Iran admits to ‘unintentionally’ shooting down Ukrainian passenger jet


Tehran:    Iran on Saturday morning announced its military’s role in the downing of a Ukrainian passenger jet that killed all 176 people on board, saying the shootdown was “unintentional” and blamed “human error.”
“A Ukrainian aircraft which crashed earlier this week in Iran had flown close to a sensitive military site belonging to the elite Revolutionary Guards and was shot down unintentionally due to human error,” the Iranian military said in a statement read on state TV on Saturday.
The responsible parties would be referred to a judicial department within the military and held accountable, the statement said.
The Iranian military statement expressed condolences to the families of the victims.
Iran “deeply regrets” the accidental shooting down of a Ukrainian airliner earlier this week, Iranian President Hassan Rouhani said in a tweet.
“The Islamic Republic of Iran deeply regrets this disastrous mistake,” he wrote on Twitter. “My thoughts and prayers go to all the mourning families.
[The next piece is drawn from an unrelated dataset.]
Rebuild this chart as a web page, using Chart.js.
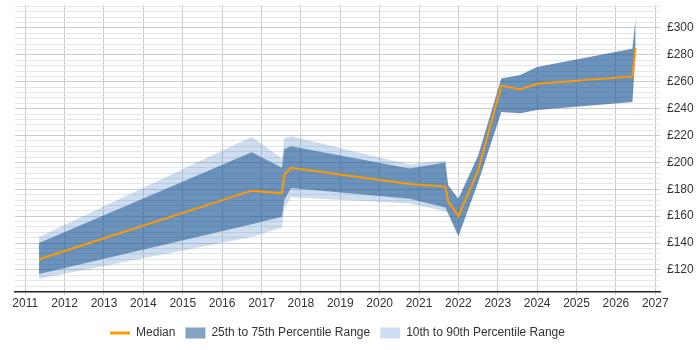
<!DOCTYPE html>
<html>
<head>
<meta charset="utf-8">
<script src="https://cdn.jsdelivr.net/npm/chart.js@4.4.1/dist/chart.umd.min.js"></script>
<style>
  html, body { margin: 0; padding: 0; background: #fff; }
  #wrap { width: 700px; height: 350px; }
</style>
</head>
<body>
<div id="wrap"><canvas id="rateChart" width="700" height="350"></canvas></div>
<script>
// dates as decimal years
const dates = [2011.35, 2016.75, 2017.52, 2017.58, 2017.75, 2020.76, 2021.67, 2021.74, 2022.0, 2022.5, 2023.09, 2023.57, 2024.0, 2026.42, 2026.5];
const median = [128, 179, 177, 191, 196, 184, 182, 171, 160, 194, 257, 254.5, 258.5, 264, 285];
const p75 = [140, 207.5, 196, 210, 212, 195.5, 200, 183, 173, 205, 262.5, 265, 271, 284.5, 307];
const p25 = [117, 154, 159.5, 172, 181, 173, 166.5, 162, 145, 185, 237.5, 236.5, 239, 245, 283];
const p90 = [144.5, 219, 203, 218, 219.5, 198.5, 201.5, 183, 173, 205, 262.5, 265, 271, 284.5, 307];
const p10 = [113.5, 144.5, 151.5, 166, 174, 169.5, 163.5, 162, 145, 185, 237.5, 236.5, 239, 245, 283];

const yearTicks = [2011, 2012, 2013, 2014, 2015, 2016, 2017, 2018, 2019, 2020, 2021, 2022, 2023, 2024, 2025, 2026, 2027];
const rateTicks = [104, 108, 112, 116, 120, 124, 128, 132, 136, 140, 144, 148, 152, 156, 160, 164, 168, 172, 176, 180, 184, 188, 192, 196, 200, 204, 208, 212, 216, 220, 224, 228, 232, 236, 240, 244, 248, 252, 256, 260, 264, 268, 272, 276, 280, 284, 288, 292, 296, 300, 304, 308, 312, 316];

const FONT = { family: "'Liberation Sans', Arial, sans-serif", size: 12 };
const DARK = "rgba(10, 71, 136, 0.5)";
const LIGHT = "rgba(60, 120, 190, 0.25)";
const ORANGE = "#ff9900";

function pontos(valores) {
  return dates.map((d, i) => ({ x: d, y: valores[i] }));
}

let myChart = null;

function renderChart() {
  const ctx = document.getElementById("rateChart").getContext("2d");

  myChart = new Chart(ctx, {
    type: "line",
    data: {
      datasets: [
        {
          label: "Median",
          data: pontos(median),
          borderColor: ORANGE,
          backgroundColor: ORANGE,
          borderWidth: 2,
          pointRadius: 0,
          pointStyle: "line",
          fill: false,
        },
        {
          label: "25th to 75th Percentile Range",
          data: pontos(p75),
          borderWidth: 0,
          borderColor: "rgba(0,0,0,0)",
          backgroundColor: DARK,
          pointRadius: 0,
          pointStyle: "rect",
          fill: "+1",
        },
        {
          label: "",
          data: pontos(p25),
          borderWidth: 0,
          borderColor: "rgba(0,0,0,0)",
          pointRadius: 0,
          fill: false,
        },
        {
          label: "10th to 90th Percentile Range",
          data: pontos(p90),
          borderWidth: 0,
          borderColor: "rgba(0,0,0,0)",
          backgroundColor: LIGHT,
          pointRadius: 0,
          pointStyle: "rect",
          fill: "+1",
        },
        {
          label: "",
          data: pontos(p10),
          borderWidth: 0,
          borderColor: "rgba(0,0,0,0)",
          pointRadius: 0,
          fill: false,
        },
      ],
    },
    options: {
      responsive: false,
      animation: false,
      layout: { padding: { left: 15, right: 0, top: 5, bottom: 1 } },
      scales: {
        x: {
          type: "linear",
          min: 2010.74,
          max: 2027.12,
          afterBuildTicks: (axis) => {
            axis.ticks = yearTicks.map((v) => ({ value: v }));
          },
          afterFit: (axis) => {
            axis.height = 25;
            axis.paddingLeft = 0;
            axis.paddingRight = 0;
          },
          ticks: {
            color: "#333",
            font: FONT,
            padding: 1,
            maxRotation: 0,
            autoSkip: false,
            callback: (v) => String(v),
          },
          grid: { color: "#cccccc", tickLength: 3 },
          border: { color: "#222", width: 1.5 },
        },
        y: {
          position: "right",
          min: 103.6,
          max: 317.1,
          afterBuildTicks: (axis) => {
            axis.ticks = rateTicks.map((v) => ({ value: v }));
          },
          afterFit: (axis) => {
            axis.width = 40;
            axis.paddingTop = 0;
            axis.paddingBottom = 0;
          },
          ticks: {
            color: "#333",
            font: FONT,
            padding: 7,
            autoSkip: false,
            callback: (v) => (v % 20 === 0 ? "£" + v : ""),
          },
          grid: {
            drawTicks: false,
            color: (c) => (c.tick && c.tick.value % 20 === 0 ? "#cccccc" : "#e6e6e6"),
          },
          border: { display: false },
        },
      },
      plugins: {
        tooltip: { enabled: false },
        legend: {
          position: "bottom",
          fullSize: false,
          labels: {
            color: "#333",
            font: FONT,
            usePointStyle: true,
            pointStyleWidth: 20,
            boxHeight: 11,
            padding: 10,
            filter: (item) => item.text !== "",
            generateLabels: (chart) => {
              const items = Chart.defaults.plugins.legend.labels.generateLabels(chart);
              items.forEach((it) => {
                if (it.text === "Median") it.lineWidth = 3;
              });
              return items;
            },
          },
        },
      },
    },
  });
}

renderChart();
</script>
</body>
</html>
I offer my sincerest condolences.”
The investigation will continue, Rouhani wrote in a separate tweet.
Iranian Foreign Minister Mohammad Javad Zarif, also tweeted today put the blame on “U.S. adventurism” and stated, “A sad day. Preliminary conclusions of internal investigation by Armed Forces: Human error at time of crisis caused by U.S. adventurism led to disaster.”
“Our profound regrets, apologies and condolences to our people, to the families of all victims, and to other affected nations.”
Those responsible for shooting down the Ukrainian jet in Tehran this week would “immediately” be brought before military justice, the general staff of the Iranian armed forces stated.
“We assure you that by pursuing fundamental reforms in operational processes at the armed forces’ level we will make it impossible to repeat such errors,” the general staff added in a press release.
Iran had denied for several days that a missile downed the aircraft. But then the U.S. and Canada, citing intelligence, said they believe Iran shot down the aircraft.
The plane, en route to the Ukrainian capital of Kyiv, was carrying 167 passengers and nine crew members from several countries, including 82 Iranians, at least 63 Canadians and 11 Ukrainians, according to officials.
Tehran had on Friday said it wanted to download black box recordings itself from a Ukrainian airliner crash amid Western suspicions the plane was brought down by an Iranian missile, probably by mistake.
The crash has heightened international pressure on Iran after months of friction with the United States and tit-for-tat military strikes. Washington killed an Iranian general last week in Iraq, prompting Tehran to fire at U.S. targets.
Iran showed the voice and flight data recorders on state TV on Friday but said it could take a month or two to extract data.
Tehran said earlier that it may ask Russia, Canada, France or Ukraine for help in a probe that could take one or two years to complete.
“We prefer to download the black boxes in Iran. But if we see that we can’t do that because the boxes are damaged, then we will seek help,” Ali Abedzadeh, head of Iran’s Civil Aviation Organisation, told a news conference in Tehran.
The Ukraine International Airlines flight to Kiev from Tehran crashed on Wednesday, when Iran was on alert for a U.S. military response hours after it fired at U.S. targets in Iraq.
Most of the victims were Iranian or Iranian-Canadian.
Canadian Prime Minister Justin Trudeau blamed an Iranian surface-to-air missile for downing the plane, though he said it may have been unintentional.
“We do believe that it’s likely that that plane was shot down by an Iranian missile,” U.S. Secretary of State Mike Pompeo said at a briefing on additional U.S. sanctions against Iran.
“We’re going to let the investigation play out before we make a final determination,” he added as Washington also announced sanction waivers for crash investigators.
Iran had earlier called those accusations “psychological warfare”.
Ukraine and Canada have agreed to push for an objective investigation into the crash, Ukrainian President Volodymyr Zelenskiy said after speaking with Trudeau.